INDIANAPOLIS (WISH) — Officials say human trafficking is happening in every state in the nation including Indiana.
On Tuesday, Indiana lawmakers signaled their strong support for victims as a bill aimed at helping those victims sailed forward.
Some people call human trafficking modern-day slavery.
The National Human Trafficking Hotline said it got more than 160 phone calls in Indiana last year. It’s so much of an problem, Indiana’s attorney general announced in January that he assigned more attorneys and investigators to his human trafficking investigations unit.
Today, supporters of the legislation said it’s meant to make it easier for victims to come forward.
Fifty: That’s how many cases the National Human Trafficking Hotline said were reported last year in Indiana. State Rep.
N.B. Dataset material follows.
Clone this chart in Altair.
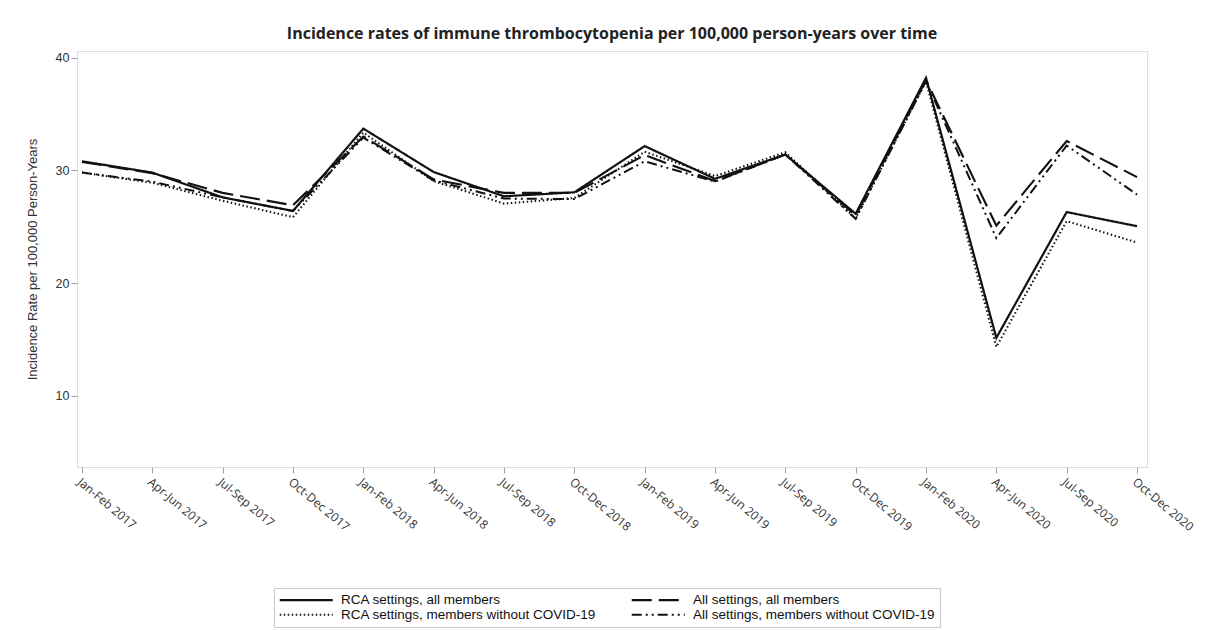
import altair as alt
import pandas as pd

# Reporting periods (x axis)
periods = [
    "Jan-Feb 2017", "Apr-Jun 2017", "Jul-Sep 2017", "Oct-Dec 2017",
    "Jan-Feb 2018", "Apr-Jun 2018", "Jul-Sep 2018", "Oct-Dec 2018",
    "Jan-Feb 2019", "Apr-Jun 2019", "Jul-Sep 2019", "Oct-Dec 2019",
    "Jan-Feb 2020", "Apr-Jun 2020", "Jul-Sep 2020", "Oct-Dec 2020",
]

# Incidence rates per 100,000 person-years, one list per series
rca_all = [30.8, 29.8, 27.6, 26.4, 33.7, 29.85, 27.7, 28.05,
           32.15, 29.25, 31.4, 26.15, 38.2, 15.15, 26.3, 25.05]
all_all = [30.75, 29.75, 28.0, 26.9, 33.0, 29.2, 28.0, 28.0,
           31.35, 29.05, 31.4, 26.0, 38.0, 25.1, 32.6, 29.4]
rca_no_covid = [29.8, 28.9, 27.3, 25.85, 33.35, 29.05, 27.05, 27.55,
                31.65, 29.5, 31.6, 25.75, 37.9, 14.35, 25.5, 23.6]
all_no_covid = [29.8, 29.0, 27.6, 26.4, 32.9, 29.1, 27.5, 27.45,
                30.8, 29.0, 31.4, 25.7, 37.9, 24.0, 32.2, 27.85]

series_names = [
    "RCA settings, all members",
    "All settings, all members",
    "RCA settings, members without COVID-19",
    "All settings, members without COVID-19",
]
series_values = [rca_all, all_all, rca_no_covid, all_no_covid]
dash_patterns = [[1, 0], [20, 7], [1.5, 2.5], [10, 4, 2, 4, 2, 4]]
line_widths = [2.2, 2, 1.8, 2]

rows = []
for name, vals in zip(series_names, series_values):
    for i, (p, v) in enumerate(zip(periods, vals)):
        rows.append({"idx": i, "period": p, "series": name, "rate": v})
df = pd.DataFrame(rows)

label_array = "[" + ",".join("'" + p + "'" for p in periods) + "]"

chart = (
    alt.Chart(df)
    .mark_line(color="#111111")
    .encode(
        x=alt.X(
            "idx:Q",
            scale=alt.Scale(domain=[-0.071, 15.142], nice=False, zero=False),
            axis=alt.Axis(
                title=None,
                values=list(range(len(periods))),
                labelExpr=label_array + "[datum.value]",
                labelAngle=40,
                labelAlign="left",
                labelBaseline="top",
                labelFont="Open Sans",
                labelFontSize=12,
                labelColor="#333333",
                labelPadding=3,
                labelOverlap=False,
                labelFlush=False,
                domain=False,
                grid=False,
                ticks=True,
                tickColor="#a0a0a0",
                tickSize=6,
            ),
        ),
        y=alt.Y(
            "rate:Q",
            scale=alt.Scale(domain=[3.7, 40.58], nice=False, zero=False),
            axis=alt.Axis(
                title="Incidence Rate per 100,000 Person-Years",
                values=[10, 20, 30, 40],
                labelFont="Liberation Sans",
                labelFontSize=12.5,
                labelColor="#333333",
                labelPadding=2,
                titleFont="Liberation Sans",
                titleFontSize=13,
                titleFontWeight="normal",
                titleColor="#333333",
                titlePadding=16,
                domain=False,
                grid=False,
                tickColor="#a0a0a0",
                tickSize=6,
            ),
        ),
        strokeDash=alt.StrokeDash(
            "series:N",
            scale=alt.Scale(domain=series_names, range=dash_patterns),
            legend=alt.Legend(
                title=None,
                orient="none",
                direction="horizontal",
                legendX=197,
                legendY=537,
                columns=2,
                columnPadding=30,
                rowPadding=0,
                symbolType="M-5.3,0H5.3",
                symbolSize=100,
                symbolOffset=20.5,
                symbolStrokeWidth=2,
                symbolStrokeColor="#111111",
                labelFont="Liberation Sans",
                labelFontSize=13.5,
                labelColor="#111111",
                labelOffset=28,
                labelLimit=400,
                strokeColor="#c8c8c8",
                padding=5,
            ),
        ),
        strokeWidth=alt.StrokeWidth(
            "series:N",
            scale=alt.Scale(domain=series_names, range=line_widths),
            legend=None,
        ),
        detail="series:N",
    )
    .properties(
        width=1070,
        height=416,
        title=alt.TitleParams(
            "Incidence rates of immune thrombocytopenia per 100,000 person-years over time",
            font="Open Sans",
            fontSize=16,
            fontWeight="bold",
            color="#222222",
            anchor="middle",
            offset=9,
        ),
        autosize=alt.AutoSizeParams(type="none"),
        padding={"left": 77, "top": 51, "right": 58, "bottom": 163},
    )
    .configure_view(stroke="#a8a8a8", strokeWidth=1)
    .configure(background="white")
)

chart.save("out.html", embed_options={"renderer": "svg", "actions": False})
Karen Engleman, a Republican from Georgetown, said, “It’s in all 92 counties. It’s a lot bigger problem than I ever could’ve thought.”
That’s why Engleman introduced a bill that would repeal the requirement that health care workers report suspected adult human trafficking victims to police. Engleman said the requirement can stop adult trafficking victims from getting treatment because they’re afraid of being turned in to police.
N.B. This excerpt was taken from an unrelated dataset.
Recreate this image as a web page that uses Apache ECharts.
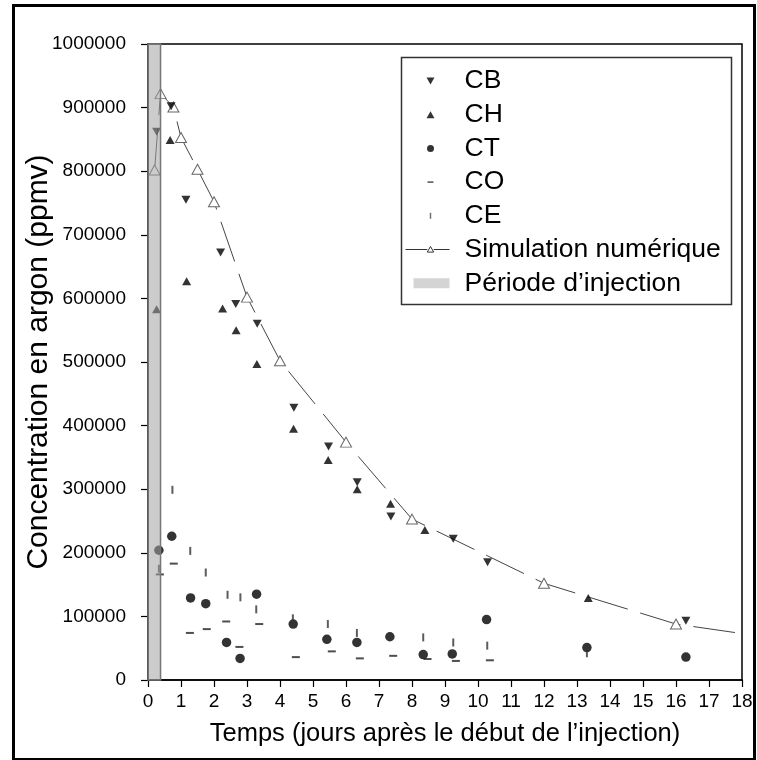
<!DOCTYPE html>
<html><head><meta charset="utf-8">
<script src="https://cdn.jsdelivr.net/npm/echarts@6/dist/echarts.min.js"></script>
<style>html,body{margin:0;padding:0;background:#fff}#c{width:757px;height:760px}</style>
</head><body><div id="c"></div>
<script>
// ---- data ----
const xTicks = [0,1,2,3,4,5,6,7,8,9,10,11,12,13,14,15,16,17,18];
const yTicks = [0,100000,200000,300000,400000,500000,600000,700000,800000,900000,1000000];

const cbDays   = [0.26, 0.70, 1.15, 2.20, 2.66, 3.31, 4.42, 5.47, 6.34, 7.36, 9.25, 10.29, 16.30];
const cbValues = [862000, 902000, 755000, 672000, 591000, 560000, 428000, 367000, 311000, 257000, 222000, 185000, 93000];

const chDays   = [0.26, 0.67, 1.17, 2.26, 2.67, 3.30, 4.41, 5.46, 6.34, 7.35, 8.39, 13.34];
const chValues = [583000, 849000, 627000, 584000, 550000, 497000, 395000, 346000, 300000, 277000, 236000, 129000];

const ctDays   = [0.33, 0.72, 1.29, 1.75, 2.38, 2.79, 3.29, 4.40, 5.42, 6.33, 7.33, 8.34, 9.22, 10.26, 13.30, 16.30];
const ctValues = [204000, 226000, 129000, 120000, 59000, 34000, 135000, 88000, 64000, 59000, 68000, 40000, 41000, 95000, 51000, 36000];

const coDays   = [0.36, 0.78, 1.27, 1.78, 2.37, 2.77, 3.37, 4.48, 5.57, 6.42, 7.43, 8.47, 9.33, 10.36];
const coValues = [166000, 183000, 74000, 80000, 92000, 52000, 88000, 36000, 45000, 34000, 38000, 33000, 30000, 31000];

const ceDays   = [0.33, 0.74, 1.28, 1.75, 2.41, 2.80, 3.28, 4.39, 5.45, 6.33, 8.34, 9.25, 10.28, 13.30];
const ceValues = [175000, 299000, 203000, 169000, 134000, 130000, 111000, 97000, 88000, 74000, 67000, 59000, 54000, 42000];

const simDays   = [0.20, 0.38, 0.77, 1.0, 1.5, 2.0, 3.0, 4.0, 6.0, 8.0, 12.0, 16.0, 18.0];
const simValues = [802000, 922000, 901000, 853000, 803000, 752000, 602000, 502000, 374000, 253000, 152000, 88000, 73000];
const simMarked = [true, true, true, true, true, true, true, true, true, true, true, true, false];

const injectionPeriod = [0, 0.38];

const names = ['CB', 'CH', 'CT', 'CO', 'CE', 'Simulation numérique', 'Période d’injection'];

// ---- build ----
const pairs = (xs, ys) => xs.map((x, i) => [x, ys[i]]);
const FONT = "'Liberation Sans', Arial, sans-serif";

const simData = simDays.map((d, i) => simMarked[i] ? [d, simValues[i]] : { value: [d, simValues[i]], symbol: 'none' });

const W = 58, H = 12;
const box = 'M0,0M' + W + ',' + H;
const icons = {
  'CB': 'path://' + box + 'M25,2.5L33,2.5L29,9.5Z',
  'CH': 'path://' + box + 'M25,9.5L33,9.5L29,2.5Z',
  'CT': 'path://' + box + 'M25.5,6A3.5,3.5,0,1,1,32.5,6A3.5,3.5,0,1,1,25.5,6Z',
  'CO': 'path://' + box + 'M26,5.2H32V6.8H26Z',
  'CE': 'path://' + box + 'M28.3,3H29.7V9H28.3Z',
  'Simulation numérique': 'path://' + box + 'M4,6H25.8M32.2,6H48M25.8,8.6L32.2,8.6L29,3Z',
  'Période d’injection': 'path://' + box + 'M12,1H48V11H12Z'
};
const legendItemStyles = {
  'CB': { color: '#000', borderWidth: 0 },
  'CH': { color: '#000', borderWidth: 0 },
  'CT': { color: '#000', borderWidth: 0 },
  'CO': { color: '#333', borderWidth: 0 },
  'CE': { color: '#444', borderWidth: 0 },
  'Simulation numérique': { color: '#fff', borderColor: '#333', borderWidth: 1 },
  'Période d’injection': { color: '#c9c9c9', borderWidth: 0 }
};

const chart = echarts.init(document.getElementById('c'), null, { renderer: 'canvas' });
chart.setOption({
  animation: false,
  backgroundColor: '#fff',
  textStyle: { fontFamily: FONT },
  grid: { left: 148, right: 15, top: 44, bottom: 80, show: true, borderColor: '#000', borderWidth: 1.5, backgroundColor: 'transparent' },
  xAxis: {
    type: 'value', min: xTicks[0], max: xTicks[xTicks.length - 1], interval: 1,
    name: 'Temps (jours après le début de l’injection)', nameLocation: 'middle', nameGap: 41,
    nameMoveOverlap: false,
    nameTextStyle: { fontSize: 25.5, color: '#000', fontFamily: FONT },
    axisLine: { lineStyle: { color: '#000', width: 1.5 } },
    axisTick: { length: 7, lineStyle: { color: '#000', width: 1.2 } },
    axisLabel: { fontSize: 19, color: '#000', margin: 12, fontFamily: FONT },
    splitLine: { show: false }
  },
  yAxis: {
    type: 'value', min: yTicks[0], max: yTicks[yTicks.length - 1], interval: 100000,
    name: 'Concentration en argon (ppmv)', nameLocation: 'middle', nameGap: 94,
    nameMoveOverlap: false,
    nameTextStyle: { fontSize: 30, color: '#000', fontFamily: FONT },
    axisLine: { show: true, lineStyle: { color: '#000', width: 1.5 } },
    axisTick: { show: true, length: 7, lineStyle: { color: '#000', width: 1.2 } },
    axisLabel: { fontSize: 19, color: '#000', margin: 22, fontFamily: FONT, formatter: v => String(v) },
    splitLine: { show: false }
  },
  legend: {
    orient: 'vertical', left: 396, top: 62, itemWidth: W, itemHeight: H, itemGap: 5.7,
    selectedMode: false, symbolKeepAspect: true,
    textStyle: { fontSize: 26.5, color: '#000', fontFamily: FONT, lineHeight: 28 },
    data: names.map(n => ({ name: n, icon: icons[n], itemStyle: legendItemStyles[n] }))
  },
  graphic: [
    { type: 'rect', left: 11, top: 3, shape: { width: 741, height: 754 }, style: { fill: 'none', stroke: '#000', lineWidth: 3 }, silent: true },
    { type: 'rect', left: 399, top: 55, shape: { width: 330, height: 247 }, style: { fill: 'none', stroke: '#333', lineWidth: 1.5 }, silent: true }
  ],
  series: [
    {
      name: 'Simulation numérique', type: 'line', data: simData, z: 2,
      symbol: 'triangle', symbolSize: [11, 10], showAllSymbol: true,
      lineStyle: { color: '#444', width: 1, type: [42, 13] },
      itemStyle: { color: '#fff', borderColor: '#666', borderWidth: 1 }
    },
    { name: 'CB', type: 'scatter', data: pairs(cbDays, cbValues), symbol: 'triangle', symbolRotate: 180, symbolSize: [9, 8], itemStyle: { color: '#000' }, z: 3 },
    { name: 'CH', type: 'scatter', data: pairs(chDays, chValues), symbol: 'triangle', symbolSize: [9, 8], itemStyle: { color: '#000' }, z: 3 },
    { name: 'CT', type: 'scatter', data: pairs(ctDays, ctValues), symbol: 'circle', symbolSize: 9.5, itemStyle: { color: '#000' }, z: 3 },
    { name: 'CO', type: 'scatter', data: pairs(coDays, coValues), symbol: 'rect', symbolSize: [8, 2], itemStyle: { color: '#222' }, z: 3 },
    { name: 'CE', type: 'scatter', data: pairs(ceDays, ceValues), symbol: 'rect', symbolSize: [2, 8], itemStyle: { color: '#333' }, z: 3 },
    {
      name: 'Période d’injection', type: 'scatter', data: [], itemStyle: { color: '#c9c9c9' },
      markArea: {
        silent: true, z: 6,
        itemStyle: { color: 'rgba(163,163,163,0.55)', borderColor: '#777', borderWidth: 1.5 },
        label: { show: false },
        data: [[{ xAxis: injectionPeriod[0] }, { xAxis: injectionPeriod[1] }]]
      }
    }
  ]
});
</script>
</body></html>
Kate Kimmer with the Indiana Coalition to End Sexual Assault said Tuesday, “If that person got wind that they shared about their situation or any information about their trafficker, that could result in something even as serious as death, depending on the type of trafficking we’re talking about.”
The bill, which passed a committee Tuesday by a vote of 7-0, would instead require health professionals to offer suspected victims resources to get help.
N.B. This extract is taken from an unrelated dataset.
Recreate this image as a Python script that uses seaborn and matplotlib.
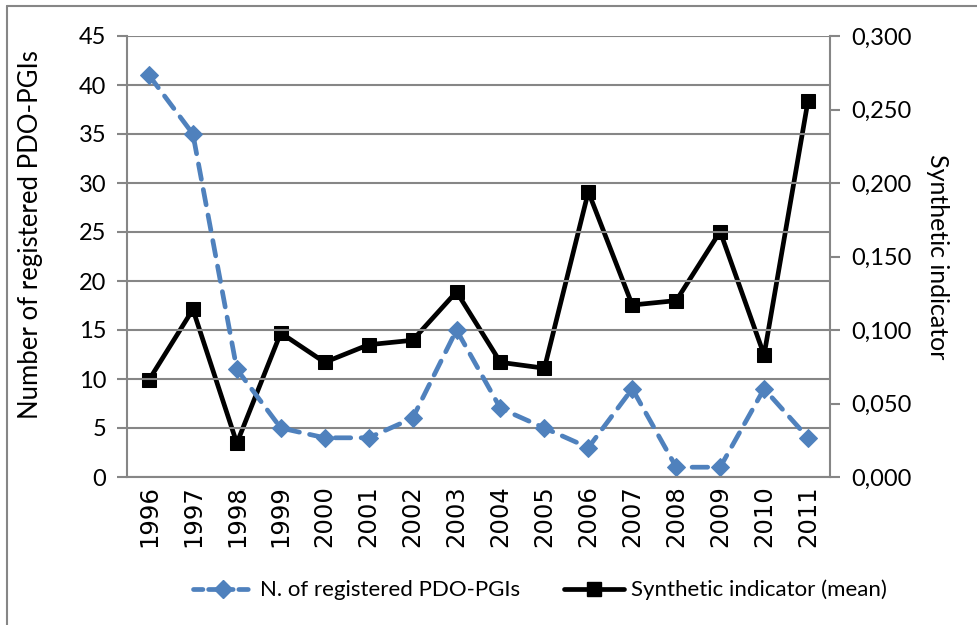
import matplotlib
matplotlib.use("Agg")
import matplotlib.pyplot as plt
import matplotlib.ticker as mticker
from matplotlib.lines import Line2D
import seaborn as sns
import pandas as pd
import numpy as np

years = ["1996", "1997", "1998", "1999", "2000", "2001", "2002", "2003",
         "2004", "2005", "2006", "2007", "2008", "2009", "2010", "2011"]
registered = [41, 35, 11, 5, 4, 4, 6, 15, 7, 5, 3, 9, 1, 1, 9, 4]
synthetic = [0.066, 0.114, 0.023, 0.098, 0.078, 0.090, 0.093, 0.126,
             0.078, 0.074, 0.194, 0.117, 0.120, 0.167, 0.083, 0.256]

label_reg = "N. of registered PDO-PGIs"
label_syn = "Synthetic indicator (mean)"
left_label = "Number of registered PDO-PGIs"
right_label = "Synthetic indicator"

sns.set_theme(style="white")
plt.rcParams["font.family"] = ["Lato", "DejaVu Sans"]
plt.rcParams["text.color"] = "black"
plt.rcParams["axes.labelcolor"] = "black"
plt.rcParams["xtick.color"] = "black"
plt.rcParams["ytick.color"] = "black"

BLUE = "#4F81BD"
GRID = "#868686"

df = pd.DataFrame({"pos": np.arange(len(years)), "year": years,
                   "registered": registered, "synthetic": synthetic})

fig = plt.figure(figsize=(9.78, 6.25), dpi=100)
ax = fig.add_axes([127/978, 1-477/625, (830-127)/978, (477-36)/625])
ax2 = ax.twinx()

sns.lineplot(data=df, x="pos", y="registered", ax=ax, color=BLUE, lw=3.4,
             marker="D", markersize=9.5, markeredgecolor=BLUE,
             dashes=False, legend=False)
ln = ax.get_lines()[-1]
ln.set_dashes([3.3, 2.2])
ln.set_dash_capstyle("round")

sns.lineplot(data=df, x="pos", y="synthetic", ax=ax2, color="black", lw=3.4,
             marker="s", markersize=10, markeredgecolor="black",
             legend=False)

ax.set_zorder(ax2.get_zorder() + 1)
ax.patch.set_visible(False)

ax.set_xlim(-0.5, len(years) - 0.5)
ax.set_ylim(0, 45)
ax2.set_ylim(0, 0.3)
ax.set_yticks(np.arange(0, 46, 5))
ax2.set_yticks(np.arange(0, 0.31, 0.05))
ax2.yaxis.set_major_formatter(mticker.FuncFormatter(lambda v, p: f"{v:.3f}".replace(".", ",")))

ax.set_xticks(np.arange(-0.5, len(years), 1.0))
ax.set_xticklabels([])
ax.set_xticks(np.arange(len(years)), minor=True)
ax.set_xticklabels(years, minor=True, rotation=90, fontsize=17.5,
                   fontfamily="DejaVu Sans")
ax.tick_params(axis="x", which="minor", length=0, pad=6)
ax.tick_params(axis="x", which="major", length=7, width=1.5, color=GRID)
ax.tick_params(axis="y", length=7, width=1.5, color=GRID, labelsize=17, pad=8)
ax2.tick_params(axis="y", length=7, width=1.5, color=GRID, labelsize=17, pad=8)
ax.set_xlabel("")

ax.yaxis.grid(True, color=GRID, lw=1.5)
ax.set_axisbelow(True)
for a in (ax, ax2):
    for s in a.spines.values():
        s.set_visible(False)
for a, side in ((ax, "left"), (ax2, "right"), (ax, "bottom")):
    a.spines[side].set_visible(True)
    a.spines[side].set_color(GRID)
    a.spines[side].set_linewidth(1.5)

ax.set_ylabel(left_label, fontsize=18.5, va="center")
ax.yaxis.set_label_coords((31-127)/703, 0.55)
ax2.set_ylabel(right_label, fontsize=18, rotation=-90, va="center")
ax2.yaxis.set_label_coords((937-127)/703, 0.5)

h1 = Line2D([], [], color=BLUE, lw=3.4, marker="D", markersize=9.5,
            dashes=[2.0, 1.2], dash_capstyle="round")
h2 = Line2D([], [], color="black", lw=3.4, marker="s", markersize=10)
fig.legend([h1, h2], [label_reg, label_syn], loc="center",
           bbox_to_anchor=(540/978, 1-590/625), ncol=2, frameon=False,
           fontsize=16, handlelength=2.7, handletextpad=0.3, columnspacing=2.0)

# outer frame (top and left edges of the cropped chart box)
fig.add_artist(Line2D([7/978, 1.0], [1-6/625, 1-6/625], transform=fig.transFigure,
                      color=GRID, lw=1.5))
fig.add_artist(Line2D([7/978, 7/978], [0, 1-6/625], transform=fig.transFigure,
                      color=GRID, lw=1.5))

fig.savefig("out.png", dpi=100)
Engleman said, “The Human Trafficking Hotline, they can give people information about places they can go, people that can help them.”
The hotline is (888) 373- 7888.
Kimmer, with the Indiana Coalition to End Sexual Assault said this bill’s language actually clarifies a 2017 law that says all suspected victims must be reported. She said this would make it so only minors would have to be reported.
“So, now we’re here correcting that,” she said.
Supporters said the bill, which overwhelmingly passed the House in late January, sends a strong message to human trafficking victims.
“We hear you. We see you. We respect you, and we’re here when you’re ready,” Kimmer said.
The bill will continue to the Senate.